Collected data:
════════════════
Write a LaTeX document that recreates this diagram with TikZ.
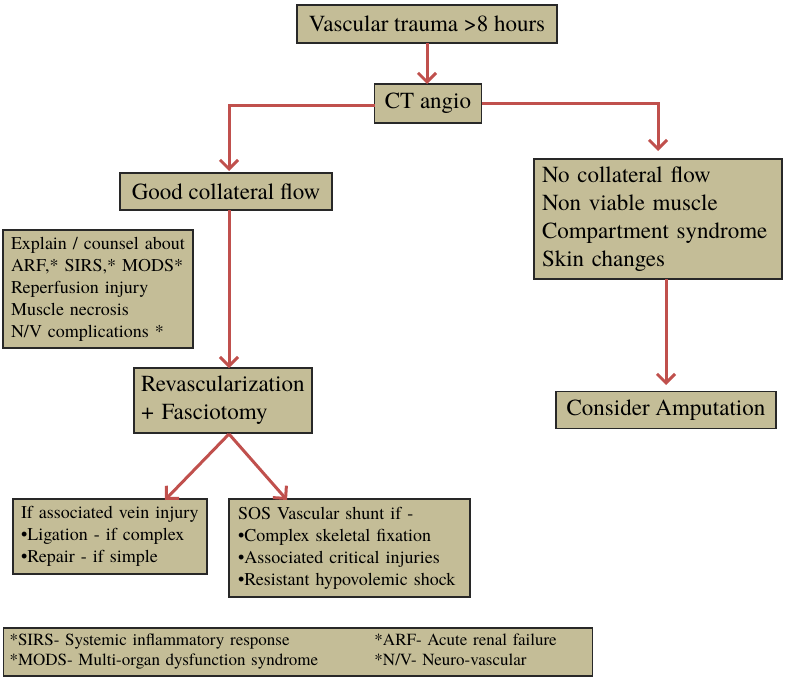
\documentclass[tikz,border=0pt]{standalone}
\usepackage{fontspec}
\IfFontExistsTF{texgyretermes-regular.otf}
  {\setmainfont{texgyretermes-regular.otf}[BoldFont=texgyretermes-bold.otf]}
  {\setmainfont{Liberation Serif}}
\usetikzlibrary{arrows.meta}
\definecolor{tanfill}{RGB}{196,189,151}
\definecolor{arrred}{RGB}{192,80,77}
\definecolor{edge}{RGB}{40,40,40}
\tikzset{
  box/.style={draw=edge, line width=1.1pt, fill=tanfill, inner sep=0pt, outer sep=0pt},
  big/.style={font=\fontsize{23}{28}\selectfont},
  small/.style={font=\fontsize{18}{22}\selectfont},
  tiny/.style={font=\fontsize{17}{20}\selectfont},
  arr/.style={draw=arrred, line width=3pt, -{Straight Barb[length=9pt,width=18pt]}},
  lin/.style={draw=arrred, line width=3pt}
}
\begin{document}
\begin{tikzpicture}[x=1pt,y=-1pt]
\useasboundingbox (0,0) rectangle (790,685);
% single-line boxes
\node[box,big,minimum width=260pt,minimum height=38pt] (vt) at (427,24) {Vascular trauma >8 hours};
\node[box,big,minimum width=107pt,minimum height=39pt] (ct) at (428,103.5) {CT angio};
\node[box,big,minimum width=212pt,minimum height=37pt] (good) at (226,191.5) {Good collateral flow};
\node[box,big,minimum width=220pt,minimum height=37pt] (amp) at (666,410) {Consider Amputation};
% multi-line boxes
\node[box,small,align=left,text width=174pt,minimum height=118pt,inner xsep=8pt] (expl) at (98,289)
  {Explain / counsel about\\ARF,* SIRS,* MODS*\\Reperfusion injury\\Muscle necrosis\\N/V complications *};
\node[box,big,align=left,text width=232pt,minimum height=120pt,inner xsep=8pt] (noc) at (658,219)
  {No collateral flow\\Non viable muscle\\Compartment syndrome\\Skin changes};
\node[box,big,align=left,text width=164pt,minimum height=65pt,inner xsep=7pt] (rev) at (223,400.5)
  {Revascularization\\+ Fasciotomy};
\node[box,small,align=left,text width=178pt,minimum height=75pt,inner xsep=8pt] (vein) at (110,536.5)
  {If associated vein injury\\\textbullet Ligation - if complex\\\textbullet Repair - if simple};
\node[box,small,align=left,text width=223pt,minimum height=98pt,inner xsep=9pt] (sos) at (349.5,548)
  {SOS Vascular shunt if -\\\textbullet Complex skeletal fixation\\\textbullet Associated critical injuries\\\textbullet Resistant hypovolemic shock};
\node[box,tiny,align=left,text width=577pt,minimum height=48pt,inner xsep=6pt] (foot) at (298,652)
  {\makebox[365pt][l]{*SIRS- Systemic inflammatory response}*ARF- Acute renal failure\\
   \makebox[365pt][l]{*MODS- Multi-organ dysfunction syndrome}*N/V- Neuro-vascular};
% connector end points
\coordinate (gtop) at (229,171);
\coordinate (ntop) at (658,151);
\coordinate (rtop) at (229,368);
\coordinate (atop) at (666,385);
\coordinate (rbot) at (229,434);
\coordinate (vtop) at (165,500);
\coordinate (stop) at (287,500);
% connectors
\draw[arr] (vt.south) -- (vt.south |- ct.north);
\draw[arr] ([yshift=-2pt]ct.west) -| (gtop);
\draw[arr] ([yshift=0pt]ct.east) -| (ntop);
\draw[arr] (good.south -| rtop) -- (rtop);
\draw[arr] (noc.south -| atop) -- (atop);
\draw[arr] (rbot) -- (vtop);
\draw[arr] (rbot) -- (stop);
\end{tikzpicture}
\end{document}
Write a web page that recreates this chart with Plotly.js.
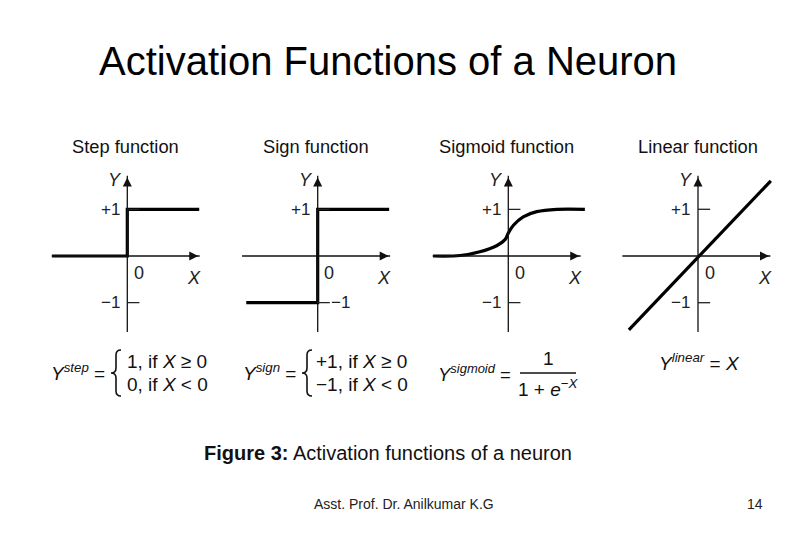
<!DOCTYPE html>
<html><head><meta charset="utf-8">
<script src="https://cdn.plot.ly/plotly-3.0.1.min.js"></script>
<style>html,body{margin:0;padding:0;background:#fff}</style>
</head><body><div id="chart" style="width:810px;height:540px"></div>
<script>
// ---- data (units of the small plots) ----
const panelTitles = ['Step function', 'Sign function', 'Sigmoid function', 'Linear function'];
const stepX = [-1.61, 0, 0, 1.54];
const stepY = [0, 0, 1, 1];
const signX = [-1.53, 0, 0, 1.53];
const signY = [-1, -1, 1, 1];
const sigmoidX = [-1.61, -1.03, -0.61, -0.25, -0.07, 0, 0.11, 0.32, 0.61, 1.04, 1.64];
const sigmoidY = [0, 0.01, 0.09, 0.22, 0.35, 0.49, 0.66, 0.84, 0.95, 1.0, 1.0];
const linearX = [-1.48, 1.56];
const linearY = [-1.58, 1.61];
const tickValues = [1, -1];
const tickLabels = ['+1', '\u22121'];

// ---- layout helpers ----
const W = 810, H = 540, U = 46.7;           // px per unit
const origins = [127.3, 317.7, 508.3, 698]; // y-axis pixel x of each panel
const OY = 256;                              // x-axis pixel y
const halfW = 85, topPx = 160, botPx = 345;
const px = x => x / W, py = y => 1 - y / H;
const FAM = 'Liberation Sans, Arial, sans-serif';

const series = [[stepX, stepY], [signX, signY], [sigmoidX, sigmoidY], [linearX, linearY]];
const traces = [], annotations = [], shapes = [];
const layout = {
  width: W, height: H, margin: {l: 0, r: 0, t: 0, b: 0},
  paper_bgcolor: '#fff', plot_bgcolor: 'rgba(0,0,0,0)', showlegend: false,
  font: {family: FAM, color: '#111'}
};
const txtFont = {family: FAM, size: 17, color: '#222'};

series.forEach((s, i) => {
  const sfx = i ? String(i + 1) : '';
  const xa = 'xaxis' + sfx, ya = 'yaxis' + sfx, xr = 'x' + sfx, yr = 'y' + sfx;
  const o = origins[i];
  layout[xa] = {domain: [px(o - halfW), px(o + halfW)], range: [-halfW / U, halfW / U], visible: false, fixedrange: true};
  layout[ya] = {domain: [py(botPx), py(topPx)], range: [(OY - botPx) / U, (OY - topPx) / U], visible: false, fixedrange: true};
  // axis lines (decoration)
  shapes.push({type: 'line', xref: xr, yref: yr, x0: -1.62, x1: 1.55, y0: 0, y1: 0, line: {color: '#111', width: 1.3}});
  shapes.push({type: 'line', xref: xr, yref: yr, x0: 0, x1: 0, y0: -1.63, y1: 1.72, line: {color: '#111', width: 1.3}});
  // arrowheads
  traces.push({x: [1.52, 0], y: [0, 1.68], xaxis: xr, yaxis: yr, type: 'scatter', mode: 'markers', hoverinfo: 'skip',
    marker: {symbol: ['arrow-right', 'arrow-up'], size: 9, color: '#111', line: {width: 0}}});
  // function curve
  traces.push({x: s[0], y: s[1], xaxis: xr, yaxis: yr, type: 'scatter', mode: 'lines',
    line: {color: '#000', width: 3.2, shape: i === 2 ? 'spline' : 'linear'}, hoverinfo: 'skip'});
  // tick marks and labels
  tickValues.forEach((v, k) => {
    shapes.push({type: 'line', xref: xr, yref: yr, x0: 0, x1: 0.26, y0: v, y1: v, line: {color: '#222', width: 1.3}});
    const rightSide = (i === 1 && v === -1);
    annotations.push({xref: xr, yref: yr, x: rightSide ? 0.25 : -0.12, y: v, text: tickLabels[k],
      xanchor: rightSide ? 'left' : 'right', yanchor: 'middle', showarrow: false, font: txtFont});
  });
  annotations.push({xref: xr, yref: yr, x: 0.25, y: -0.36, text: '0', showarrow: false, font: {family: FAM, size: 18, color: '#222'}});
  annotations.push({xref: xr, yref: yr, x: 1.43, y: -0.47, text: '<i>X</i>', showarrow: false, font: {family: FAM, size: 18, color: '#222'}});
  annotations.push({xref: xr, yref: yr, x: -0.26, y: 1.63, text: '<i>Y</i>', showarrow: false, font: {family: FAM, size: 18, color: '#222'}});
  // panel title
  annotations.push({xref: 'paper', yref: 'paper', x: px([125.5, 316, 507, 697.5][i]), y: py(147),
    text: panelTitles[i], showarrow: false, xanchor: 'center', yanchor: 'middle',
    font: {family: FAM, size: 18.3, color: '#111'}});
});

// ---- text: title, formulas, caption, footer ----
function ptext(text, x, y, size, xanchor, color) {
  annotations.push({xref: 'paper', yref: 'paper', x: px(x), y: py(y), text: text, showarrow: false,
    xanchor: xanchor || 'left', yanchor: 'middle',
    font: {family: FAM, size: size, color: color || '#111'}});
}
ptext('Activation Functions of a Neuron', 388, 61, 40, 'center', '#000');

const fs = 19;
ptext('<i>Y</i><sup><i>step</i></sup> =', 49, 372, fs);
ptext('1, if <i>X</i> \u2265 0', 125, 361, fs);
ptext('0, if <i>X</i> &lt; 0', 125, 384, fs);
ptext('<i>Y</i><sup><i>sign</i></sup> =', 241, 372, fs);
ptext('+1, if <i>X</i> \u2265 0', 314, 361, fs);
ptext('\u22121, if <i>X</i> &lt; 0', 314, 384, fs);
ptext('<i>Y</i><sup><i>sigmoid</i></sup> =', 436, 373, 18.5);
ptext('1', 548, 358, fs, 'center');
ptext('1 + <i>e</i><sup>\u2212<i>X</i></sup>', 548, 388, fs, 'center');
ptext('<i>Y</i><sup><i>linear</i></sup> = <i>X</i>', 657, 362, fs);
ptext('<b>Figure 3:</b> Activation functions of a neuron', 388, 453, 20, 'center');
ptext('Asst. Prof. Dr. Anilkumar K.G', 404, 504, 14, 'center', '#222');
ptext('14', 755, 504, 14, 'center', '#222');

// braces and fraction bar (decorations, paper coords)
function brace(x0, x1, yT, yB) {
  const xm = (x0 + x1) / 2, ym = (yT + yB) / 2, r = 5;
  const P = (x, y) => px(x).toFixed(5) + ',' + py(y).toFixed(5);
  return 'M' + P(x1, yT) + ' Q' + P(xm, yT) + ' ' + P(xm, yT + r) + ' L' + P(xm, ym - r) +
    ' Q' + P(xm, ym) + ' ' + P(x0, ym) + ' Q' + P(xm, ym) + ' ' + P(xm, ym + r) +
    ' L' + P(xm, yB - r) + ' Q' + P(xm, yB) + ' ' + P(x1, yB);
}
shapes.push({type: 'path', xref: 'paper', yref: 'paper', path: brace(111, 121, 350, 396), line: {color: '#111', width: 1.6}});
shapes.push({type: 'path', xref: 'paper', yref: 'paper', path: brace(302, 312, 350, 396), line: {color: '#111', width: 1.6}});
shapes.push({type: 'line', xref: 'paper', yref: 'paper', x0: px(520), x1: px(576), y0: py(373), y1: py(373), line: {color: '#111', width: 1.3}});

layout.annotations = annotations;
layout.shapes = shapes;
Plotly.newPlot('chart', traces, layout, {displayModeBar: false, staticPlot: true});
</script></body></html>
════════════════
## TASK TO COMPLETE
Keep to the lines between the line with "Write a web" and the line with "const FAM = 'Liberation", inclusive, and transcribe them without pictures.

## RESULT OF THIS EXERCISE
Write a web page that recreates this chart with Plotly.js.
<!DOCTYPE html>
<html><head><meta charset="utf-8">
<script src="https://cdn.plot.ly/plotly-3.0.1.min.js"></script>
<style>html,body{margin:0;padding:0;background:#fff}</style>
</head><body><div id="chart" style="width:810px;height:540px"></div>
<script>
// ---- data (units of the small plots) ----
const panelTitles = ['Step function', 'Sign function', 'Sigmoid function', 'Linear function'];
const stepX = [-1.61, 0, 0, 1.54];
const stepY = [0, 0, 1, 1];
const signX = [-1.53, 0, 0, 1.53];
const signY = [-1, -1, 1, 1];
const sigmoidX = [-1.61, -1.03, -0.61, -0.25, -0.07, 0, 0.11, 0.32, 0.61, 1.04, 1.64];
const sigmoidY = [0, 0.01, 0.09, 0.22, 0.35, 0.49, 0.66, 0.84, 0.95, 1.0, 1.0];
const linearX = [-1.48, 1.56];
const linearY = [-1.58, 1.61];
const tickValues = [1, -1];
const tickLabels = ['+1', '\u22121'];

// ---- layout helpers ----
const W = 810, H = 540, U = 46.7;           // px per unit
const origins = [127.3, 317.7, 508.3, 698]; // y-axis pixel x of each panel
const OY = 256;                              // x-axis pixel y
const halfW = 85, topPx = 160, botPx = 345;
const px = x => x / W, py = y => 1 - y / H;
const FAM = 'Liberation Sans, Arial, sans-serif';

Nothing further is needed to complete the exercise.